(Task prompt): Quote every line below exactly and skip any picture.

(Given information):

"""

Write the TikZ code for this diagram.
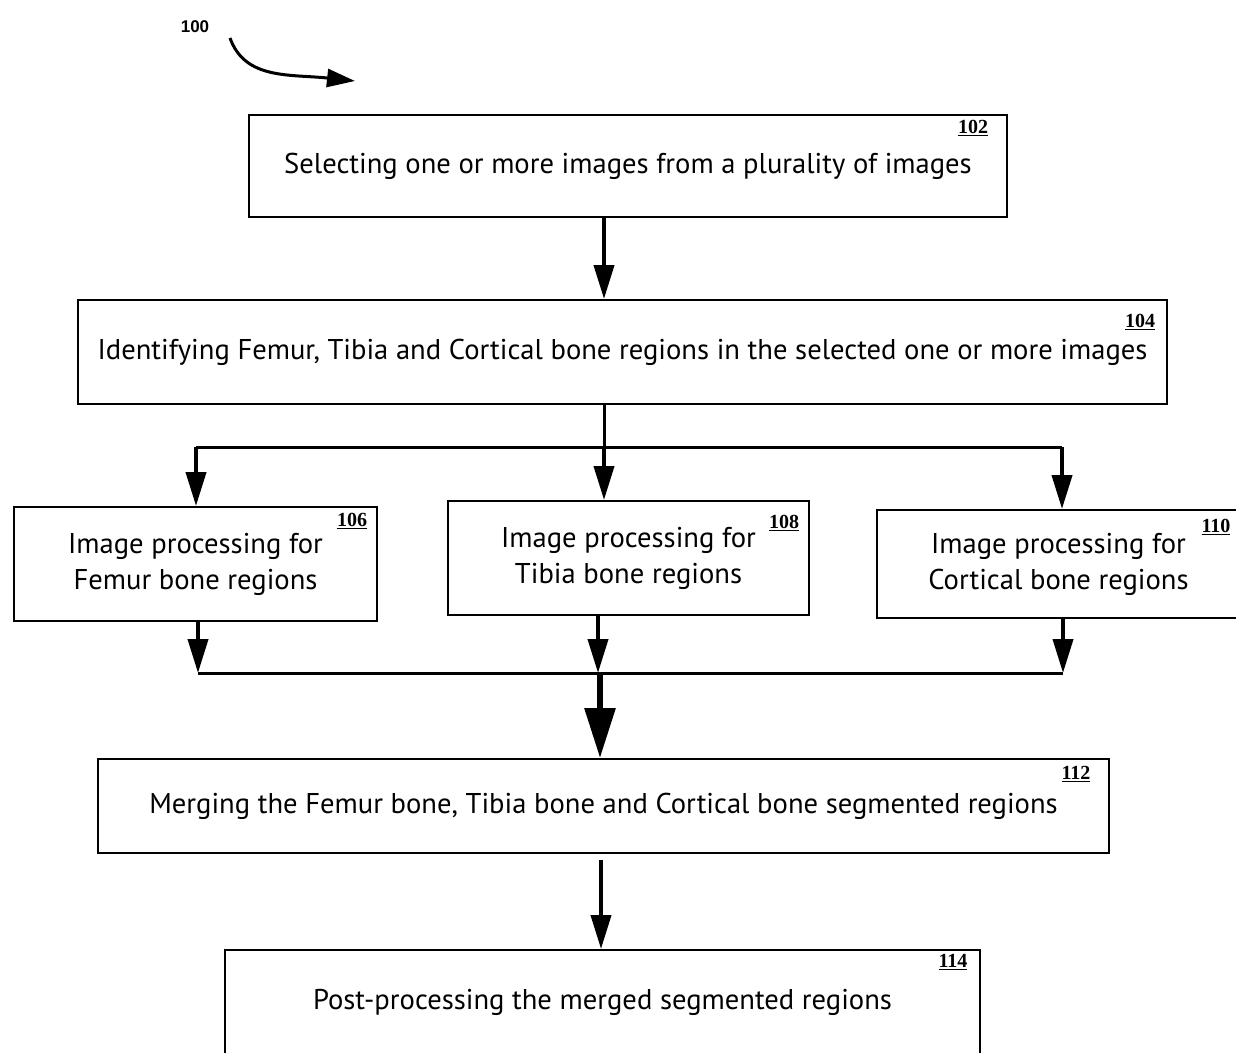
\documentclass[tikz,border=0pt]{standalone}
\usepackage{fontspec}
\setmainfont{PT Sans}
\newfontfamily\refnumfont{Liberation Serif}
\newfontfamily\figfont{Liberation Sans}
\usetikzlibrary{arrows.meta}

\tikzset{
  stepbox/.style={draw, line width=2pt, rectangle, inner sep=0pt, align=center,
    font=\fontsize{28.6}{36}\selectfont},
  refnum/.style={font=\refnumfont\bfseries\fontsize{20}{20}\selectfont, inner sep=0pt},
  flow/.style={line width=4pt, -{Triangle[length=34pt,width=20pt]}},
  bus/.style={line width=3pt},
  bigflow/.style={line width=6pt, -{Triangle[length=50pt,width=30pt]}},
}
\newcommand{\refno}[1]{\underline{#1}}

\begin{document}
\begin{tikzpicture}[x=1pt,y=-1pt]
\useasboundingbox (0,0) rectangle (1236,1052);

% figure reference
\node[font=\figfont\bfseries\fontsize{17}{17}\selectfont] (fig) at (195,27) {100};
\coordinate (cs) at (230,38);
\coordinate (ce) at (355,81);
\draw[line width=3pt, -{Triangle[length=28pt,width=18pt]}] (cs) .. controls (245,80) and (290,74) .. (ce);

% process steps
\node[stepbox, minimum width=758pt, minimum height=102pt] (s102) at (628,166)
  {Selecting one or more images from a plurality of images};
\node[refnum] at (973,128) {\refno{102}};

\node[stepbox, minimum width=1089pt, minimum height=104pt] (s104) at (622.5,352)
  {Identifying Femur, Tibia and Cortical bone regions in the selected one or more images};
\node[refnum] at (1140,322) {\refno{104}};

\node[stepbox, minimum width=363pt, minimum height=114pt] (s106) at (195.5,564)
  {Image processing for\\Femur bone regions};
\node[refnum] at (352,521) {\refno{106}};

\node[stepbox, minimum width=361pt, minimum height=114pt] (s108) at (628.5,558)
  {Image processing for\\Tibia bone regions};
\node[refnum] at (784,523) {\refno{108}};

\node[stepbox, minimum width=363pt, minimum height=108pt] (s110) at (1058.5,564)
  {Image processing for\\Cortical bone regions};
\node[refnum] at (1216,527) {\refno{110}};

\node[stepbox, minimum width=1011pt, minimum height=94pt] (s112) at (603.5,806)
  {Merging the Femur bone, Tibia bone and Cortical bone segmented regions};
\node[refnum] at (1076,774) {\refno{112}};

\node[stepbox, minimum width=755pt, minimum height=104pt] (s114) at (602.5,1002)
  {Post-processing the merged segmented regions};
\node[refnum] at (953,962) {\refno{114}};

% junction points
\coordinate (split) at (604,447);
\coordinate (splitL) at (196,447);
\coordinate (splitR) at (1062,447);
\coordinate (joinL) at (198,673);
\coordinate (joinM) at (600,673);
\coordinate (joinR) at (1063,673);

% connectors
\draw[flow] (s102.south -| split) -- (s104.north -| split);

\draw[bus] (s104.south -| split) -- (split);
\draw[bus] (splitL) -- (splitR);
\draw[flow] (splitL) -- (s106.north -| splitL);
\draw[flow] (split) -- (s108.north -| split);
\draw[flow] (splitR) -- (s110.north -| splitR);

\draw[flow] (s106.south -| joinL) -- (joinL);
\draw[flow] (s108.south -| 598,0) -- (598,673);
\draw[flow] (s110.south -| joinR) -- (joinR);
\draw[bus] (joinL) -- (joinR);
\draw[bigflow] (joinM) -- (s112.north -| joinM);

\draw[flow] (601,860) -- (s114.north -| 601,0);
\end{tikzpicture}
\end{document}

"""

(Response for this exercise):
Write the TikZ code for this diagram.
\documentclass[tikz,border=0pt]{standalone}
\usepackage{fontspec}
\setmainfont{PT Sans}
\newfontfamily\refnumfont{Liberation Serif}
\newfontfamily\figfont{Liberation Sans}
\usetikzlibrary{arrows.meta}

\tikzset{
  stepbox/.style={draw, line width=2pt, rectangle, inner sep=0pt, align=center,
    font=\fontsize{28.6}{36}\selectfont},
  refnum/.style={font=\refnumfont\bfseries\fontsize{20}{20}\selectfont, inner sep=0pt},
  flow/.style={line width=4pt, -{Triangle[length=34pt,width=20pt]}},
  bus/.style={line width=3pt},
  bigflow/.style={line width=6pt, -{Triangle[length=50pt,width=30pt]}},
}
\newcommand{\refno}[1]{\underline{#1}}

\begin{document}
\begin{tikzpicture}[x=1pt,y=-1pt]
\useasboundingbox (0,0) rectangle (1236,1052);

% figure reference
\node[font=\figfont\bfseries\fontsize{17}{17}\selectfont] (fig) at (195,27) {100};
\coordinate (cs) at (230,38);
\coordinate (ce) at (355,81);
\draw[line width=3pt, -{Triangle[length=28pt,width=18pt]}] (cs) .. controls (245,80) and (290,74) .. (ce);

% process steps
\node[stepbox, minimum width=758pt, minimum height=102pt] (s102) at (628,166)
  {Selecting one or more images from a plurality of images};
\node[refnum] at (973,128) {\refno{102}};

\node[stepbox, minimum width=1089pt, minimum height=104pt] (s104) at (622.5,352)
  {Identifying Femur, Tibia and Cortical bone regions in the selected one or more images};
\node[refnum] at (1140,322) {\refno{104}};

\node[stepbox, minimum width=363pt, minimum height=114pt] (s106) at (195.5,564)
  {Image processing for\\Femur bone regions};
\node[refnum] at (352,521) {\refno{106}};

\node[stepbox, minimum width=361pt, minimum height=114pt] (s108) at (628.5,558)
  {Image processing for\\Tibia bone regions};
\node[refnum] at (784,523) {\refno{108}};

\node[stepbox, minimum width=363pt, minimum height=108pt] (s110) at (1058.5,564)
  {Image processing for\\Cortical bone regions};
\node[refnum] at (1216,527) {\refno{110}};

\node[stepbox, minimum width=1011pt, minimum height=94pt] (s112) at (603.5,806)
  {Merging the Femur bone, Tibia bone and Cortical bone segmented regions};
\node[refnum] at (1076,774) {\refno{112}};

\node[stepbox, minimum width=755pt, minimum height=104pt] (s114) at (602.5,1002)
  {Post-processing the merged segmented regions};
\node[refnum] at (953,962) {\refno{114}};

% junction points
\coordinate (split) at (604,447);
\coordinate (splitL) at (196,447);
\coordinate (splitR) at (1062,447);
\coordinate (joinL) at (198,673);
\coordinate (joinM) at (600,673);
\coordinate (joinR) at (1063,673);

% connectors
\draw[flow] (s102.south -| split) -- (s104.north -| split);

\draw[bus] (s104.south -| split) -- (split);
\draw[bus] (splitL) -- (splitR);
\draw[flow] (splitL) -- (s106.north -| splitL);
\draw[flow] (split) -- (s108.north -| split);
\draw[flow] (splitR) -- (s110.north -| splitR);

\draw[flow] (s106.south -| joinL) -- (joinL);
\draw[flow] (s108.south -| 598,0) -- (598,673);
\draw[flow] (s110.south -| joinR) -- (joinR);
\draw[bus] (joinL) -- (joinR);
\draw[bigflow] (joinM) -- (s112.north -| joinM);

\draw[flow] (601,860) -- (s114.north -| 601,0);
\end{tikzpicture}
\end{document}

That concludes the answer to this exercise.